• [INFORMATION PROVIDED]:
^^^^^^^^

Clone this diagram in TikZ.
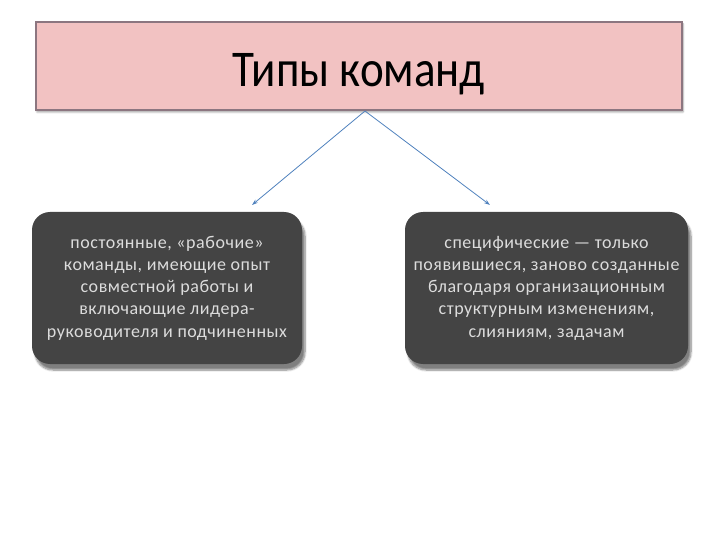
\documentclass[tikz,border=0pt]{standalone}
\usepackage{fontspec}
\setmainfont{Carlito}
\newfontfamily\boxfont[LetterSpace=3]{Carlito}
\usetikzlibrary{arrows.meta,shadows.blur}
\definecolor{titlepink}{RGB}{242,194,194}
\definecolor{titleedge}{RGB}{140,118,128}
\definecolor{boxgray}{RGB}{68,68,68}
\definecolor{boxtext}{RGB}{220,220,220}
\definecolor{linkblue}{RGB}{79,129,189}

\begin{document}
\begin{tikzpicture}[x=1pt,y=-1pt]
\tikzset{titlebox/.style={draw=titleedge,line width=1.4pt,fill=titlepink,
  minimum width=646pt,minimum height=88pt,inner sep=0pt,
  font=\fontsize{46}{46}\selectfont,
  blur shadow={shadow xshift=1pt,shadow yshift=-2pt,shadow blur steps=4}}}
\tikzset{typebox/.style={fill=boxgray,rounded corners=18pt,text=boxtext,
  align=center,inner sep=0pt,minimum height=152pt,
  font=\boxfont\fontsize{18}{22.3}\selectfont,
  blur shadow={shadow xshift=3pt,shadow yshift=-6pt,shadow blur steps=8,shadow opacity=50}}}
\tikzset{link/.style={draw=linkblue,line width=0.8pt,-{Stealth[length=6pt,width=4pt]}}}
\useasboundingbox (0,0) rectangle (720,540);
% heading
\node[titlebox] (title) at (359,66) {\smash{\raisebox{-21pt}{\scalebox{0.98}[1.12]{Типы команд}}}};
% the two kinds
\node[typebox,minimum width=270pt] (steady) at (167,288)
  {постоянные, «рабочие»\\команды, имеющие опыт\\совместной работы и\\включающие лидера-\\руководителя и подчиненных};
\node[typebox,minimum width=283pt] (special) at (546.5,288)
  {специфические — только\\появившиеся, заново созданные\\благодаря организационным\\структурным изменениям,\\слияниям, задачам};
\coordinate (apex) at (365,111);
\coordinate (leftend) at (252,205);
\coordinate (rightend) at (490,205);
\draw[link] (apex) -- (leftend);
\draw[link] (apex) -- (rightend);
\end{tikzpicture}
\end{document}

^^^^^^^^

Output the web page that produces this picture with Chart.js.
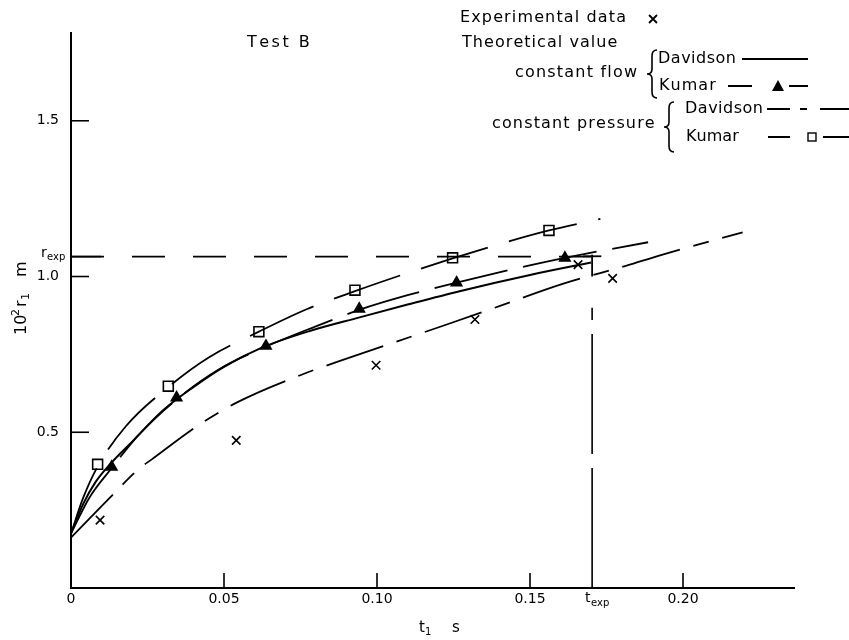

^^^^^^^^

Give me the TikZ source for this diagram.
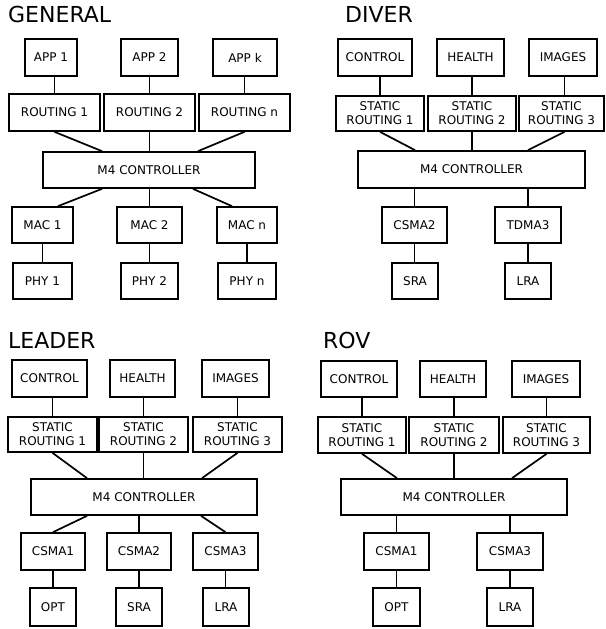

^^^^^^^^

• [EXERCISE GOAL]: Pick out the lines containing the string "diagram".

• [SOLUTION FOR THIS PROBLEM]:
Clone this diagram in TikZ.
Give me the TikZ source for this diagram.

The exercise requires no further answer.